The two pochade boxes I have been using were wooden boxes that I adapted for painting outdoors. They were workable but had a few shortcomings that became inconvenient after awhile.
My new Guerrilla Painter pochade box actually arrived ready to use (it's cute as a button and very nicely made!), except for some custom alterations I wanted to make. I added a carrying handle, some rubber feet, the metal tripod plate, some removable mixing trays, and I covered the palette mixing area with plexiglas for easy cleaning. Then I gessoed and primed some panels to paint on and loaded the pochade box with oils, turpentine, brushes, and other necessities.
I was all set to go out painting with the Plein Air Painters of New Mexico today—even though it was only 46 degrees this morning, even though the skies were gray with dense thick clouds (my least favorite lighting)—until it started raining, a good soaking drizzle that lasted for several hours. Oh, well, when you live in the desert, you never complain about rain or snow.

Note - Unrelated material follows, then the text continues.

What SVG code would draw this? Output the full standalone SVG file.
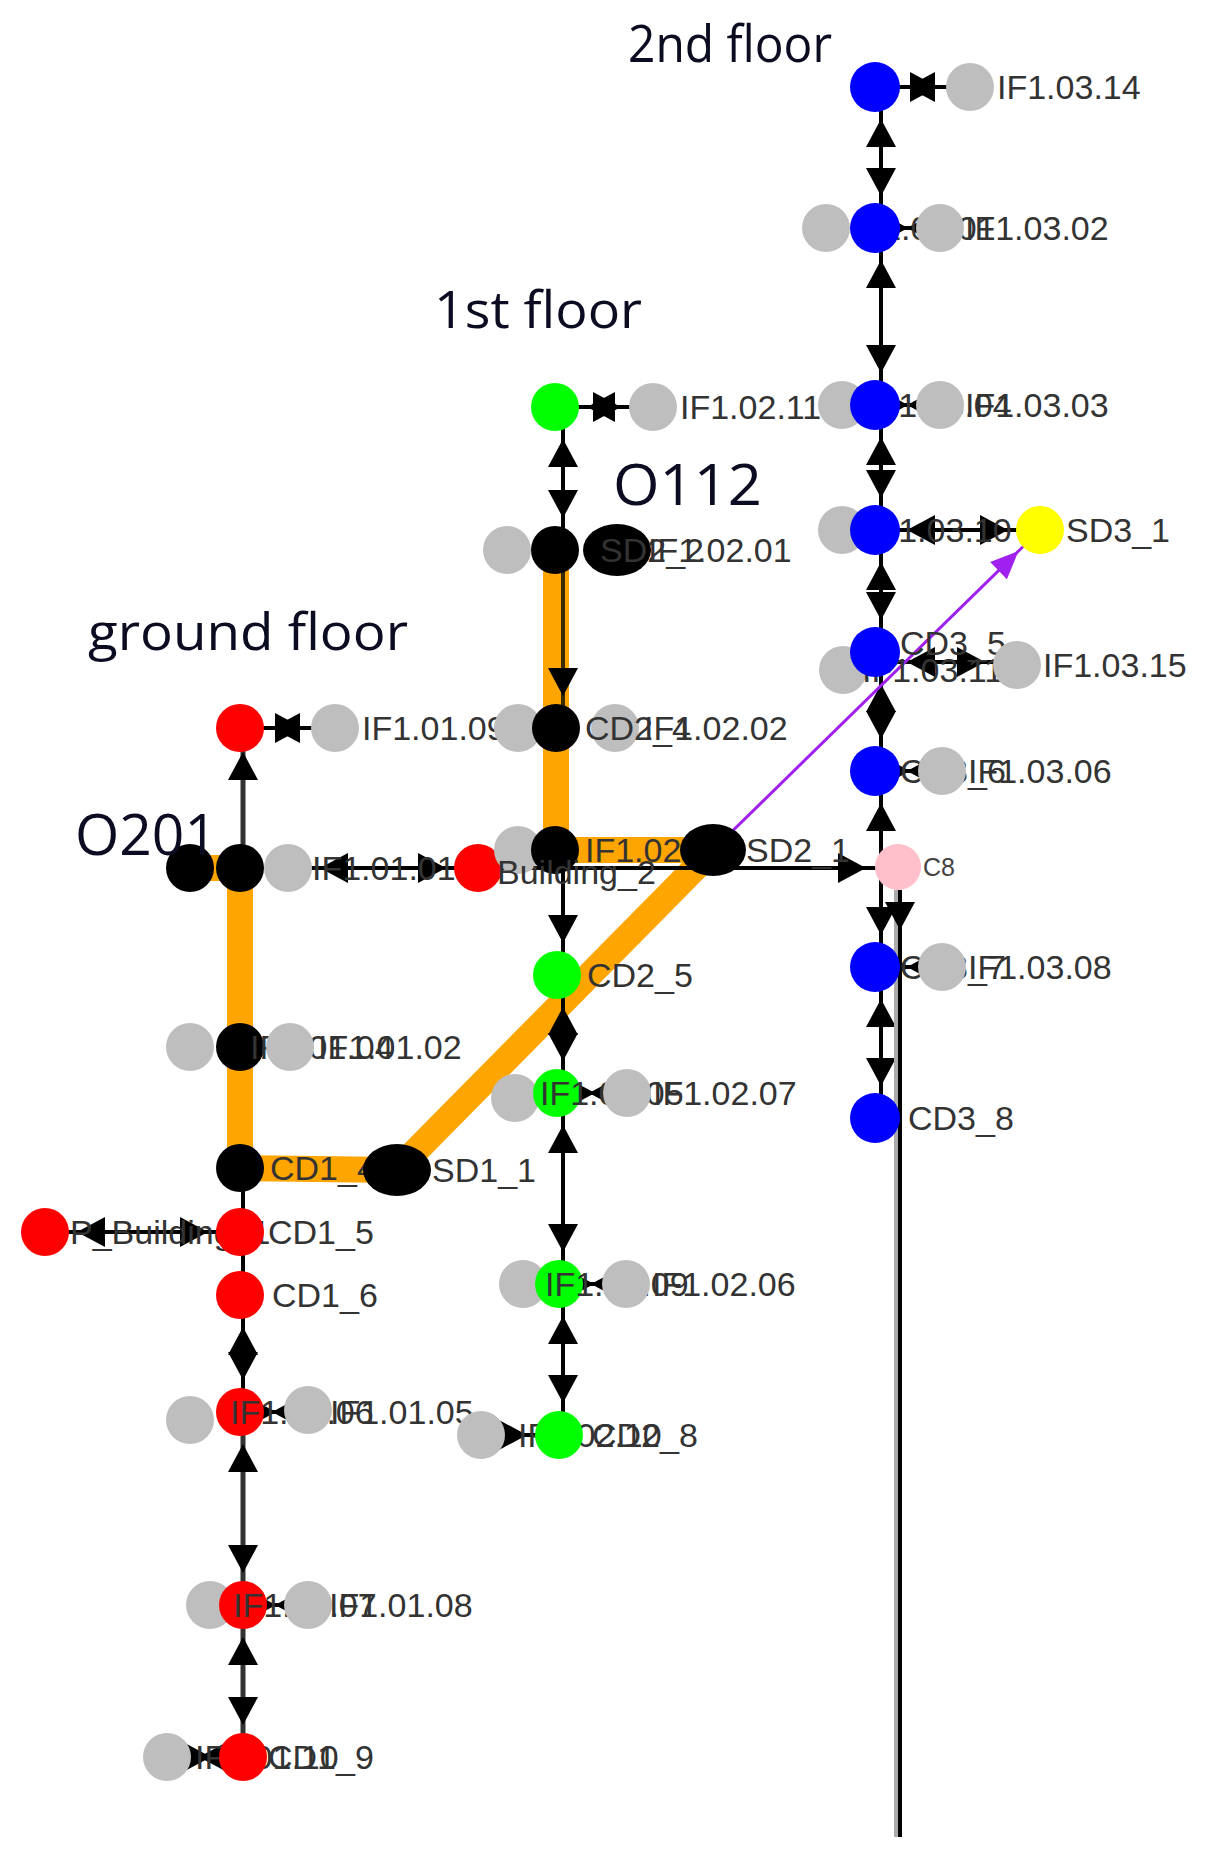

I did drive out to the site—Boca Negra Canyon located on the far westside of Albuquerque—and took some pictures of this volcanic rock-strewn area. It's not a landscape you can just see anywhere, and it offers the chance to see petroglyphs, too.
This is New Mexico and there will certainly be a multitude of sunny days to revisit this site and paint. I'm looking forward to it.
Thanks for taking a look. Enjoy your weekend!